▶ _GIVEN EXERCISE_
Look through the listing below for the line containing "Convert this chart to Chart.js code.". Copy it and each line after it up to and including the line containing "607, 1154, 948, 796, 824, 736, 804, 524, 207, 653];", exactly, leaving out pictures.

Plotting code records
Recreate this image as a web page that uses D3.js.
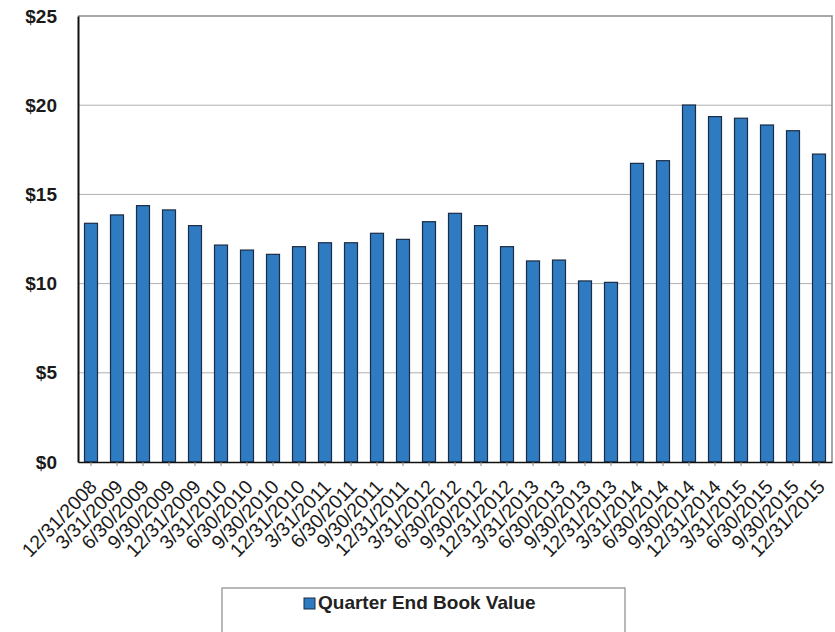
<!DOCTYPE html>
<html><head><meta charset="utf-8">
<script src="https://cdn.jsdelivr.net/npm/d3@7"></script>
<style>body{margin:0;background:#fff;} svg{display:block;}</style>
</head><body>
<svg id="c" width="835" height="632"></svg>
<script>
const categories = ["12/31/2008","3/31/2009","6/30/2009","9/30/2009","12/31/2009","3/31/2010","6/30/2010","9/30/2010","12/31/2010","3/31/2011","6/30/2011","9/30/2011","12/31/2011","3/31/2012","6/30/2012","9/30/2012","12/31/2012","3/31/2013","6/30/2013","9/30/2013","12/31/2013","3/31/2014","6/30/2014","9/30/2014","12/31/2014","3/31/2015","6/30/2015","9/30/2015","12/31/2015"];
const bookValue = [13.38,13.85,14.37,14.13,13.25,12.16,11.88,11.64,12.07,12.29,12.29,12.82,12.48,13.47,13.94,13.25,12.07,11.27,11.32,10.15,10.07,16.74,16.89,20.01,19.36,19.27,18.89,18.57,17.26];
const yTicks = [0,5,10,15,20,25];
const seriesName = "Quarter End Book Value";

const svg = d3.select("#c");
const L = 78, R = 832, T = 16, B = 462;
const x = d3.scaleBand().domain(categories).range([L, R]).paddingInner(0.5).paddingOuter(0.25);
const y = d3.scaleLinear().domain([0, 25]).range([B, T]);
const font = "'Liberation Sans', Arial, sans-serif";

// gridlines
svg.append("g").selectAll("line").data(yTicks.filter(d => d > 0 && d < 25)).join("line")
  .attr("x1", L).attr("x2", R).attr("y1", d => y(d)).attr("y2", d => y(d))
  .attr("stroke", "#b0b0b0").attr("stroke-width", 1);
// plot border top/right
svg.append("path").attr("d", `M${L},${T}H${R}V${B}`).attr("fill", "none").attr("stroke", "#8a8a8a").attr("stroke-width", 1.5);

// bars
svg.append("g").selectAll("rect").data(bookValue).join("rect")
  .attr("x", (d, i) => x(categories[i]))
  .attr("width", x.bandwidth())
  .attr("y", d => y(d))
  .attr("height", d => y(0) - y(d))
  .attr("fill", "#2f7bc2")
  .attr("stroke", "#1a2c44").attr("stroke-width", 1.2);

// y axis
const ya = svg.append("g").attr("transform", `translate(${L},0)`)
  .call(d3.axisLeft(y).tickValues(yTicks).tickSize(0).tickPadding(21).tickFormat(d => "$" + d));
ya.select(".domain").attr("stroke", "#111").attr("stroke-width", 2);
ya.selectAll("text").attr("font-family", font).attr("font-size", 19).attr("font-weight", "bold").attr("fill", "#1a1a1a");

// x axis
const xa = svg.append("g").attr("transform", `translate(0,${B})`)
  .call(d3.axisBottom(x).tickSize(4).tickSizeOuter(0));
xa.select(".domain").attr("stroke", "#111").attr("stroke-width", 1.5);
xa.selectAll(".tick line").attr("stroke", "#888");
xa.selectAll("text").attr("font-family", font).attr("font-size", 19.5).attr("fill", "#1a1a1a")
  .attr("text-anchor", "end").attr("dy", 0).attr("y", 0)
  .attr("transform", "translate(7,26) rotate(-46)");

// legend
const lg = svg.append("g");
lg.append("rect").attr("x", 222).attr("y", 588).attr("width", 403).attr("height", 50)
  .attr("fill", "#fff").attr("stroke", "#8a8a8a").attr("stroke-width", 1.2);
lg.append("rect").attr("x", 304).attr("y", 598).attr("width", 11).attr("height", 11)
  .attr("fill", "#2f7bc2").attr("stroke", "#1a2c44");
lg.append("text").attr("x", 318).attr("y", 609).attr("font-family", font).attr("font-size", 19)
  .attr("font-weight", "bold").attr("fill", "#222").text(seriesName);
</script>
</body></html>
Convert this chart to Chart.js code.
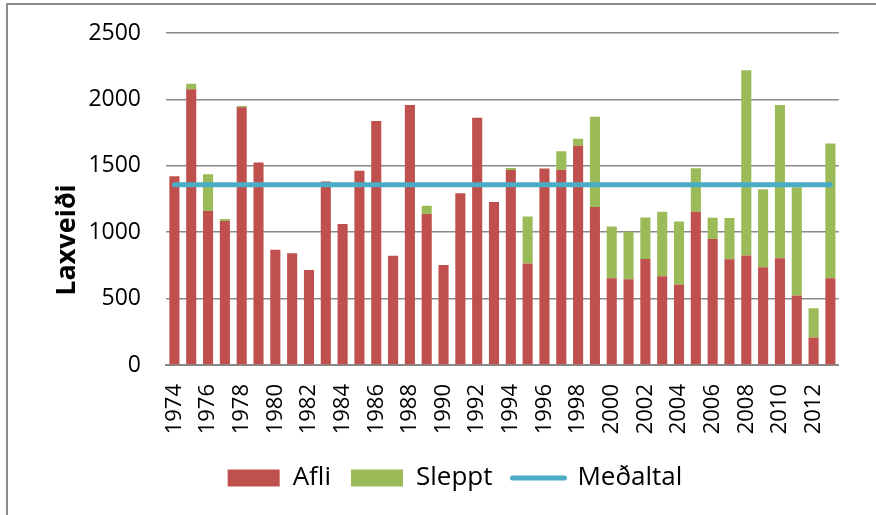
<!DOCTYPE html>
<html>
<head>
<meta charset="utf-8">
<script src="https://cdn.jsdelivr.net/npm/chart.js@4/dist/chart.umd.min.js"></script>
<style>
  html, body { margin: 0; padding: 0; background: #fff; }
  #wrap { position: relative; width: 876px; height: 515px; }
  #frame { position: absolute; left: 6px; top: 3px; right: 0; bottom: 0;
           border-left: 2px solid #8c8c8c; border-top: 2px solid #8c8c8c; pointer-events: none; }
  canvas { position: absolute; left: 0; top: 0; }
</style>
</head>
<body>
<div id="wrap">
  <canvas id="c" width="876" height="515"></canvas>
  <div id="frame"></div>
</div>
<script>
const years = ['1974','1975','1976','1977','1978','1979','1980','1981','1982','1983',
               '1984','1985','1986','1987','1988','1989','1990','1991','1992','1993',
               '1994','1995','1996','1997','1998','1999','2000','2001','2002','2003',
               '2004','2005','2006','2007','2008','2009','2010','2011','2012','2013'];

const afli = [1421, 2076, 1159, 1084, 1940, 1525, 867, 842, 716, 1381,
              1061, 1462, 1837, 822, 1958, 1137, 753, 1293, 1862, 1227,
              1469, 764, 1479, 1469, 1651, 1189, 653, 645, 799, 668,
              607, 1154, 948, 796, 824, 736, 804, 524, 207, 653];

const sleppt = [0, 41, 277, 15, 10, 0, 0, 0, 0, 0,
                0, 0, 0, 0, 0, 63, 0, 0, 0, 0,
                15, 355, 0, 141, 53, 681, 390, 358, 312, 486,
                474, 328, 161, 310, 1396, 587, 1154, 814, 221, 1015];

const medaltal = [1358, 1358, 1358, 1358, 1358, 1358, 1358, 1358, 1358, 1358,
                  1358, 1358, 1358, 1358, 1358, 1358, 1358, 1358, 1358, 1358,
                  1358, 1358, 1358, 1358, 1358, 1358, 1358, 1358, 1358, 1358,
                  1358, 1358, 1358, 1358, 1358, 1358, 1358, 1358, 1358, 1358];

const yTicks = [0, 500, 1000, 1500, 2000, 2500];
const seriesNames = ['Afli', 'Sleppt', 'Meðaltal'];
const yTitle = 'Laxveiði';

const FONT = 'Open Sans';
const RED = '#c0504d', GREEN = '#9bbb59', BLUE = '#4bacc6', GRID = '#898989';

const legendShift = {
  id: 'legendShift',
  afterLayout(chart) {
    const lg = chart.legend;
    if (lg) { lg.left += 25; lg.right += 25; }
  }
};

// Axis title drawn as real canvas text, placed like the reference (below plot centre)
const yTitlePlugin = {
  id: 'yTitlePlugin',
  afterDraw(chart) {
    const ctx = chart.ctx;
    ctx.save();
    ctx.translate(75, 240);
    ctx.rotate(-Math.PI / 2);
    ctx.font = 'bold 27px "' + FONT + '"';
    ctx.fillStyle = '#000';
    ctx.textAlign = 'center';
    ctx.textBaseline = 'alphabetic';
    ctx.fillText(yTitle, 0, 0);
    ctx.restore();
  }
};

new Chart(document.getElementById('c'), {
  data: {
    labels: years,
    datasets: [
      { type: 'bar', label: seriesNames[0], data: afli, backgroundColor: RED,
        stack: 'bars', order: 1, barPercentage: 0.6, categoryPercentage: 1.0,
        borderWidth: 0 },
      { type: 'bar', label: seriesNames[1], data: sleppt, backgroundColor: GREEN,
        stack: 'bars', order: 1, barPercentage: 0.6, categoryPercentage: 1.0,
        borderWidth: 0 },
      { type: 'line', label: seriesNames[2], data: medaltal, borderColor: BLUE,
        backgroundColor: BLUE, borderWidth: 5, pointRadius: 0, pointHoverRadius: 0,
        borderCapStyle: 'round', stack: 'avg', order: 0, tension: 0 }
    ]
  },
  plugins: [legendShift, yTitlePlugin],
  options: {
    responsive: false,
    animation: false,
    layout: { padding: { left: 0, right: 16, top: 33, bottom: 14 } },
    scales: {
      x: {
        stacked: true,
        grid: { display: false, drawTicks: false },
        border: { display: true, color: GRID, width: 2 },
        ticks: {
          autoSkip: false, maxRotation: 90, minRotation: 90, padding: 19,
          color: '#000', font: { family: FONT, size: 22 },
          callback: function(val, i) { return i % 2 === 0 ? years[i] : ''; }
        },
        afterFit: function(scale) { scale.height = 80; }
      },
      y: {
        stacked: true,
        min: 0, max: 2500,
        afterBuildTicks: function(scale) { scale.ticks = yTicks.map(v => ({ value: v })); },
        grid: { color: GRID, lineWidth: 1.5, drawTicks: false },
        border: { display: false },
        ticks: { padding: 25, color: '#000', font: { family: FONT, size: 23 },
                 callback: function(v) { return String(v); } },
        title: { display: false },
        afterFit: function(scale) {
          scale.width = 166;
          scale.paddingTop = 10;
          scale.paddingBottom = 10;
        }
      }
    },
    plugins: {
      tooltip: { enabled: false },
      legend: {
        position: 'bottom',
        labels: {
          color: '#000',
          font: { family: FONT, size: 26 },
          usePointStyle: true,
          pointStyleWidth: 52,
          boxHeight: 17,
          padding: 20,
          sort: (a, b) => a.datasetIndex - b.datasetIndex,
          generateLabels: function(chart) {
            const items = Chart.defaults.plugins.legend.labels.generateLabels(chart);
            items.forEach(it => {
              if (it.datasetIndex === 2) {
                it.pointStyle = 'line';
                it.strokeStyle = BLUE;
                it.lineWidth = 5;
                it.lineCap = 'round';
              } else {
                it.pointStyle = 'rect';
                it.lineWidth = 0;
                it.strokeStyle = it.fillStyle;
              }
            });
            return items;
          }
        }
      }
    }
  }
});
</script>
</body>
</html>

▶ _ANSWER TO THE TASK_
Convert this chart to Chart.js code.
<!DOCTYPE html>
<html>
<head>
<meta charset="utf-8">
<script src="https://cdn.jsdelivr.net/npm/chart.js@4/dist/chart.umd.min.js"></script>
<style>
  html, body { margin: 0; padding: 0; background: #fff; }
  #wrap { position: relative; width: 876px; height: 515px; }
  #frame { position: absolute; left: 6px; top: 3px; right: 0; bottom: 0;
           border-left: 2px solid #8c8c8c; border-top: 2px solid #8c8c8c; pointer-events: none; }
  canvas { position: absolute; left: 0; top: 0; }
</style>
</head>
<body>
<div id="wrap">
  <canvas id="c" width="876" height="515"></canvas>
  <div id="frame"></div>
</div>
<script>
const years = ['1974','1975','1976','1977','1978','1979','1980','1981','1982','1983',
               '1984','1985','1986','1987','1988','1989','1990','1991','1992','1993',
               '1994','1995','1996','1997','1998','1999','2000','2001','2002','2003',
               '2004','2005','2006','2007','2008','2009','2010','2011','2012','2013'];

const afli = [1421, 2076, 1159, 1084, 1940, 1525, 867, 842, 716, 1381,
              1061, 1462, 1837, 822, 1958, 1137, 753, 1293, 1862, 1227,
              1469, 764, 1479, 1469, 1651, 1189, 653, 645, 799, 668,
              607, 1154, 948, 796, 824, 736, 804, 524, 207, 653];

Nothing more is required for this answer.